Sunday, November 2, 2008

Hoi An offers a deeper culinary experience


Hoi An Town is already well known as a world heritage site and a major tourism destination in Vietnam.

(Australian visitors learn how to make spring rolls at the Yellow Flower Restaurant.)

The 17th century architecture, the Japanese-built bridge with a tiled roof and the Phuc Kien Pagoda are all worth visiting more than once.

Visitors also discover quickly that the town has its own culinary specialties - cao lau, mi quang (Quang Nam noodle), com ga (chicken rice), banh dap (beaten baked cakes), banh bao, and banh vac (also called white rose cakes), for instance.

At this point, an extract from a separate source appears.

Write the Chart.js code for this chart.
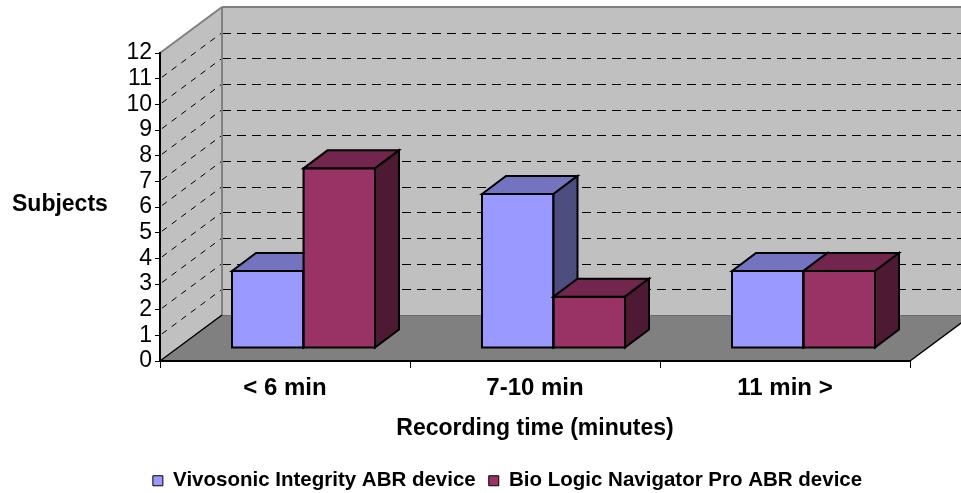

However, a new trend that is emerging allows visitors to learn how to make these dishes themselves. It is a fun way to spend valuable time in the town, interact with residents and go further into culinary exploration than just eating at various restaurants and trying out new dishes.

Local restaurants that have begun to offer regular cooking classes say they are acting on requests from the visitors’ themselves.

I watched as a group of four visitors from Australia attended a cooking class held at the Hoa Vang restaurant (Yellow Flower Restaurant) at the riverside on Bach Dang Street.

They were learning to cook three special dishes: spring rolls, steamed shrimp in coconut, and baked fish in banana leaves.

After an hour of receiving instructions from the restaurant chefs, the visitors pronounced their experience satisfactory, and enjoyed the dishes they had cooked themselves.

Pham Thi Tram, the restaurant owner, told me that the foreign visitors liked Vietnamese food very much and were proud to learn how to cook them, so that they could show off their cooking ability back home.

The class has been regularly held at her restaurant at the request of the visitors, and most are enthusiastic learners, she said.